Shepard tones are special tones that "wrap around" to the exact same tone when played an octave higher or lower. For example, if you play an ascending chromatic scale with a Shepard Tone, each note will sound a half step higher than the previous note, but the last note will sound exactly the same as the first note.

Thus, the fundamental frequency given as the argument to the shepard_freq message has an arbitrary octave; for example, any of the frequencies 12.5, 25, 50, 100, 200, 400, 800, 1600, or even 0.09765625 or 107374182400 would produce exactly the same tone.

Shepard tones consist of a series of octave-spaced partials (not the usual harmonic series, but rather the 1st, 2nd, 4th, 8th, 16th, 32nd... partials) whose amplitudes are determined by a bell-shaped curve. (Actually, in this interpretation, the amplitudes of the partials are determined by a hack that doesn't really make a bell curve. We're thinking about improving this and also giving the user some control over the shape of this spectral envelope.) This series of partials goes all the way from the lower limits of human hearing (around 20 Hz) to the Nyquist frequency.

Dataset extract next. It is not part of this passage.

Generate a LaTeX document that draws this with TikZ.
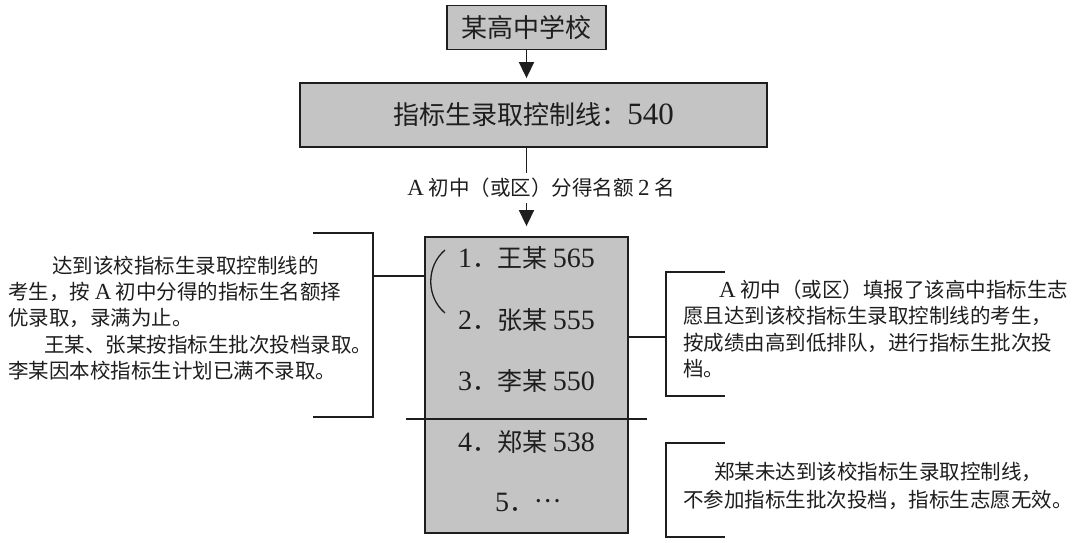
\documentclass[tikz,border=0pt]{standalone}
\usepackage{fontspec}
\setmainfont{Liberation Serif}
\newfontfamily\cjk{Noto Sans CJK SC}
\newfontfamily\lat{Liberation Serif}
\newcommand\latn[2]{{\lat\fontsize{#1}{#1}\selectfont #2}}
\usetikzlibrary{arrows.meta,calc}
\definecolor{boxgray}{RGB}{196,196,196}
\definecolor{ink}{RGB}{30,30,30}
\begin{document}
\begin{tikzpicture}[x=1pt,y=-1pt,
  box/.style={draw=ink, line width=1.8pt, fill=boxgray, inner sep=0pt, text=ink},
  conn/.style={draw=ink, line width=1.6pt},
  arr/.style={conn, -{Triangle[length=16pt,width=15pt]}},
  small/.style={inner sep=0pt, anchor=west, text=ink, font=\cjk\fontsize{20.5}{26}\selectfont},
  item/.style={inner sep=0pt, anchor=west, text=ink, font=\cjk\fontsize{25}{30}\selectfont},
  big/.style={font=\cjk\fontsize{26}{30}\selectfont}]
\useasboundingbox (0,0) rectangle (1080,543);
\fill[white] (0,0) rectangle (1080,543);

% top boxes
\node[box, big, minimum width=159pt, minimum height=44pt] (school) at (526.5,27.5) {某高中学校};
\node[box, big, minimum width=467pt, minimum height=64pt] (ctrl) at (533.5,115) {指标生录取控制线：\latn{31}{540}};
\draw[arr, shorten >=4pt] (school.south) -- (school.south |- ctrl.north);

% ranking box
\node[box, minimum width=203pt, minimum height=296pt] (rank) at (526.5,385) {};
\coordinate (col) at (526.5,0);

\node[text=ink, font=\cjk\fontsize{20.5}{24}\selectfont, inner xsep=0pt, inner ysep=5pt] (quota) at (541,188) {\latn{23}{A} 初中（或区）分得名额 \latn{23}{2} 名};
\draw[conn] (ctrl.south -| col) -- (quota.north -| col);
\draw[arr, shorten >=10pt] (quota.south -| col) -- (rank.north -| col);

% items
\node[item] (s1) at (458,258) {\latn{28}{1}．王某 \latn{28}{565}};
\node[item] (s2) at (458,320) {\latn{28}{2}．张某 \latn{28}{555}};
\node[item] (s3) at (458,381) {\latn{28}{3}．李某 \latn{28}{550}};
\node[item] (s4) at (458,442) {\latn{28}{4}．郑某 \latn{28}{538}};
\node[item] (s5) at (495,502) {\latn{28}{5}．\raisebox{0.33em}{…}};

% divider
\coordinate (dL) at (406,419);
\coordinate (dR) at (647,419);
\draw[conn] (dL) -- (dR);

% arc
\coordinate (aT) at (445,250);
\coordinate (aB) at (445,313);
\draw[ink, line width=1.3pt] (aT) .. controls (426,266) and (426,297) .. (aB);

% left bracket
\coordinate (lbT) at (313,233);
\coordinate (lbB) at (313,417);
\coordinate (lbM) at (373,276);
\draw[conn] (lbT) -- ++(60,0) |- (lbB);
\draw[conn] (lbM) -- (lbM -| rank.west);

% right bracket 1
\coordinate (rbT) at (725,272);
\coordinate (rbB) at (725,396);
\coordinate (rbM) at (666,337);
\draw[conn] (rbT) -- ++(-59,0) |- (rbB);
\draw[conn] (rank.east |- rbM) -- (rbM);

% right bracket 2
\coordinate (rcT) at (725,443);
\coordinate (rcB) at (725,537);
\draw[conn] (rcT) -- ++(-59,0) |- (rcB);

% left text
\node[small] (l1) at (52,266) {达到该校指标生录取控制线的};
\node[small] (l2) at (8,292) {考生，按 \latn{23}{A} 初中分得的指标生名额择};
\node[small] (l3) at (8,318) {优录取，录满为止。};
\node[small] (l4) at (44,345) {王某、张某按指标生批次投档录取。};
\node[small] (l5) at (8,371) {李某因本校指标生计划已满不录取。};

% right text
\node[small] (r1) at (719,290) {\latn{23}{A} 初中（或区）填报了该高中指标生志};
\node[small] (r2) at (683,316) {愿且达到该校指标生录取控制线的考生，};
\node[small] (r3) at (683,343) {按成绩由高到低排队，进行指标生批次投};
\node[small] (r4) at (683,369) {档。};

% bottom right text
\node[small] (b1) at (714,472) {郑某未达到该校指标生录取控制线，};
\node[small] (b2) at (683,500) {不参加指标生批次投档，指标生志愿无效。};
\end{tikzpicture}
\end{document}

Parameters for Shepard Tone Timbral Prototypes

Message Argument(s) Type(s) Description

shepard_freq "Fundamental" Frequency (Hz) of Shepard Tone Float Sets the voice to play a Shepard Tone with the given frequency.

Neural Networks

CNMAT is researching uses of neural networks for additive synthesis control. In our current implementation, training a network is a separate phase from running it to produce sound data. Already-trained networks are compiled into a particular version of the synthesizer, and can be accessed by name as timbral prototypes. More information on networks is available if you're inside the CNMAT subdomain.

Parameters for Neural Network Timbral Prototypes

Message Argument(s) Type(s) Description

`set_net` Name of a neural net compiled into the synth String Sets the voice to use the given neural network as its timbral prototype.

`net_inputs` Values for input units of neural network, generally in the range 0 to 1. Floats The meanings of the input units vary for each network and depend on how the network was trained. Our current research thrust is for the net inputs to correspond to musically meaningful parameters like pitch, loudness, brightness, vowel, etc.

`net_pitch` Frequency (Hz) Float For nets that output a harmonic series, this parameter determines the frequencies.

Message	Argument(s)	Type(s)	Description
`timbre_index`	list of data file indices	Ints	Specifies a set of data file timbral prototypes to interpolate amongst.
`interpolation_weights`	list of interpolation weights from 0. to 1. These should normally add up to 1.0.	Floats	Specifies the weighting of each data file in the interpolation that produces the additive synthesis data for this voice. There should be as many weights as the number of prototypes the voice is set to.